Namun, Soleimani telah populer di media dalam beberapa tahun terakhir, berkat sebuah tim media sosial yang jelas-jelas ingin menciptakan kepribadian publik di Instagram, ketika ia muncul di medan perang mulai dari Suriah hingga Irak.

Banyak analis memperkirakan Qaani, yang lahir di Masyhad, akan mengambil peran yang lebih rahasia.

“Pembunuhan Soleimani hampir pasti menimbulkan kekhawatiran tentang keamanan operasional dalam organisasi. Popularitas Soleimani dalam paparan media selama dan setelah perannya dalam perang melawan ISIS kemungkinan berada dalam pengawasan,” tutur Will Fulton kepada Asia Times, analis Iran yang berfokus pada Korps Garda Revolusi Islam Iran (IRGC).

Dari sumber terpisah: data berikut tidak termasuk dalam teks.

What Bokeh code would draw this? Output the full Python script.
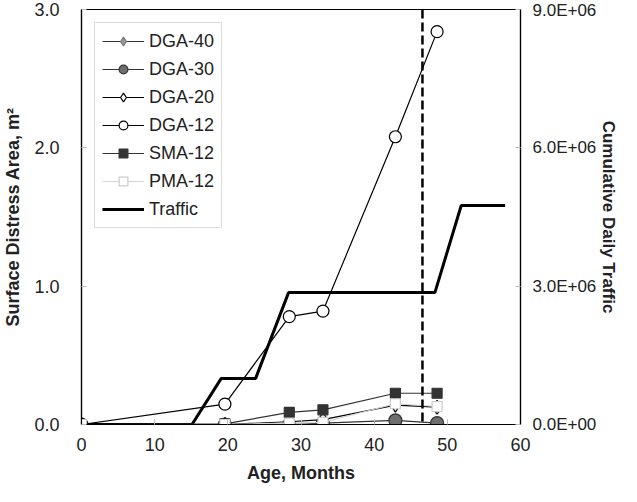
from bokeh.plotting import figure
from bokeh.models import (Range1d, LinearAxis, FixedTicker, Legend, LegendItem, Span)
from bokeh.embed import file_html
from bokeh.resources import INLINE

# ---- data ----
ages = [0, 19.6, 28.4, 33.0, 42.9, 48.6]
dga40 = [0, 0, 0, 0, 0, 0]
dga30 = [0, 0, 0, 0.01, 0.03, 0.01]
dga20 = [0, 0, 0.02, 0.035, 0.14, 0.125]
dga12 = [0, 0.147, 0.78, 0.82, 2.08, 2.84]
sma12 = [0, 0.005, 0.087, 0.106, 0.226, 0.226]
pma12 = [0, 0, 0.01, 0.015, 0.15, 0.13]

traffic_age = [0, 15.1, 19.1, 23.8, 28.3, 48.3, 51.9, 57.9]
traffic = [0, 0, 1.0e6, 1.0e6, 2.86e6, 2.86e6, 4.75e6, 4.75e6]

marker_age = 46.6

x_ticks = [0, 10, 20, 30, 40, 50, 60]
y_ticks = [0.0, 1.0, 2.0, 3.0]
y_tick_labels = ["0.0", "1.0", "2.0", "3.0"]
y2_ticks = [0, 3e6, 6e6, 9e6]
y2_tick_labels = ["0.0E+00", "3.0E+06", "6.0E+06", "9.0E+06"]

FONT = "Liberation Sans"

p = figure(width=621, height=486, output_backend="svg", toolbar_location=None,
           x_range=Range1d(0, 60), y_range=Range1d(0, 3),
           min_border_left=76, min_border_right=101, min_border_top=9,
           min_border_bottom=62)
p.extra_y_ranges = {"traffic": Range1d(0, 9e6)}
p.grid.visible = False
p.outline_line_color = "black"
p.outline_line_width = 1.2
p.background_fill_color = "white"
p.border_fill_color = "white"

def style_axis(ax, label, size="18px"):
    ax.axis_label = label
    ax.axis_label_text_font = FONT
    ax.axis_label_text_font_style = "bold"
    ax.axis_label_text_font_size = size
    ax.axis_label_text_color = "#222222"
    ax.major_label_text_font = FONT
    ax.major_label_text_font_size = size
    ax.major_label_text_color = "#222222"
    ax.axis_line_color = "black"
    ax.axis_line_width = 1.2
    ax.major_tick_in = 5
    ax.major_tick_out = 0
    ax.major_tick_line_color = "#bbbbbb"
    ax.minor_tick_line_color = None

xa = p.xaxis[0]
style_axis(xa, "Age, Months")
xa.ticker = FixedTicker(ticks=x_ticks)
xa.major_label_standoff = 13
xa.axis_label_standoff = 9

ya = p.yaxis[0]
style_axis(ya, "Surface Distress Area, m²")
ya.ticker = FixedTicker(ticks=y_ticks)
ya.major_label_overrides = dict(zip(y_ticks, y_tick_labels))
ya.major_label_standoff = 22
ya.axis_label_standoff = 8

y2 = LinearAxis(y_range_name="traffic")
style_axis(y2, "Cumulative Daily Traffic", size="17px")
y2.ticker = FixedTicker(ticks=y2_ticks)
y2.major_label_overrides = dict(zip(y2_ticks, y2_tick_labels))
y2.major_label_standoff = 12
y2.axis_label_standoff = 0
p.add_layout(y2, "right")

# traffic step line and vertical dashed line
tr = p.line(traffic_age, traffic, y_range_name="traffic", line_color="black", line_width=3)
p.add_layout(Span(location=marker_age, dimension="height", line_color="black",
                  line_width=2.5, line_dash="9 4"))

series = [
    ("DGA-40", dga40, "diamond", 14, "#9a9a9a", "#777777", "#333333"),
    ("DGA-30", dga30, "circle", 13, "#6e6e6e", "#333333", "#333333"),
    ("DGA-20", dga20, "diamond", 14, "white", "black", "black"),
    ("DGA-12", dga12, "circle", 12, "white", "black", "black"),
    ("SMA-12", sma12, "square", 10, "#333333", "#333333", "#333333"),
    ("PMA-12", pma12, "square", 10, "white", "#cccccc", "#d4d4d4"),
]

items = []
for name, vals, mk, sz, fill, mline, lcol in series:
    lr = p.line(ages, vals, line_color=lcol, line_width=1.2)
    sr = p.scatter(ages, vals, marker=mk, size=sz, fill_color=fill, line_color=mline,
                   line_width=1.2)
    items.append(LegendItem(label=name, renderers=[lr, sr]))
items.append(LegendItem(label="Traffic", renderers=[tr]))

legend = Legend(items=items, location="top_left", margin=13, padding=7,
                spacing=6, glyph_height=22, glyph_width=42, label_standoff=5,
                label_text_font=FONT, label_text_font_size="18px",
                label_text_color="#222222", label_height=22,
                border_line_color="#bbbbbb", border_line_width=1,
                background_fill_color="white", background_fill_alpha=1)
p.add_layout(legend, "center")

open("out.html", "w").write(file_html(p, INLINE))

“Saya menduga pelaporan tentang Qaani akan jauh lebih terbatas, sementara personel militernya akan berakar pada mistik kegiatannya yang dirahasiakan.”

PELUANG BAGI ROUHANI
Meski pencitraan Soleimani memiliki banyak sisi, ia adalah seorang jenderal di institusi militer dan bukan penampilan individu tunggal, demikian Mathew Petti menekankan, wartawan berbahasa Persia yang secara dekat mengikuti pers Iran.

“Iran adalah negara-bangsa dengan birokrasi keamanan nasional canggih yang mencakup dewan keamanan nasional, kepala staf gabungan, dan hierarki modern,” tutur Petti kepada Asia Times.

“Iran dalam beberapa hal meniru Amerika Serikat.”

Alih-alih melihat kepribadian dan simbolisme Muslim Syiah, menurut Petti, orang luar harus membandingkan IRGC Iran dengan struktur militer negara maju lainnya ketika mencoba menebak langkah Qaani sebagai komandan baru yang berikutnya.

“Pengganti Soleimani diduga akan melanjutkan kebijakan yang ditetapkan oleh konsensus antara Pemimpin Tertinggi, petinggi militer, dan perwakilan terpilih dari pemerintah Rouhani,” tegasnya kepada Asia Times.

Namun, kematian Soleimani akan menciptakan celah bagi pemerintahan moderat Presiden Iran Hassan Rouhani dan orang-orang yang ditunjuknya, yang menghadapi pertempuran pemilu pada 2020.

“Seperti yang kita lihat dari kebocoran di The Intercept, ada persaingan sunyi tapi sangat nyata antara para anggota pemerintahan Rohani yang merupakan pemerintah terpilih dan Korps Garda Revolusi,” ujar Petti.

Situs investigasi The Intercept bekerja sama dengan The New York Times pada 2019 untuk menerbitkan laporan tentang dokumen yang bocor dari badan keamanan nasional Iran yang menilai Soleimani mengasingkan Muslim Sunni di wilayah itu melalui penampilan publiknya di antara milisi-milisi Muslim Syiah.

Kemashuran Soleimani di medan perang, menurut peringatan sebuah laporan, “memperjelas bahwa Iran mengendalikan milisi Syiah yang ditakuti. Kebijakan Iran di Irak ini telah memungkinkan Amerika Serikat untuk kembali ke Irak dengan legitimasi yang lebih besar.”

Hilangnya sosok Soleimani yang begitu kuat dengan demikian “akan menghilangkan hambatan bagi saingan Korps Garda Revolusi Islam Iran (IRGC) dalam aparat keamanan nasional untuk mengukir ruang mereka sendiri untuk pengambilan keputusan,” ucap Petti.

“Soleimani merupakan sosok yang terlalu karismatik di dalam negeri untuk diserang.”

Sebaliknya, Qaani tidak demikian karismatik. Alison Tahmizian Meuse dari Asia Times menyimpulkan, veteran IRGC itu memulai masa jabatannya setelah militer Iran secara keliru menembak jatuh pesawat penumpang Ukraine International Airlines yang penuh dengan puluhan warga Iran, peristiwa yang akan merusak persatuan nasional segera setelah kematian Soleimani.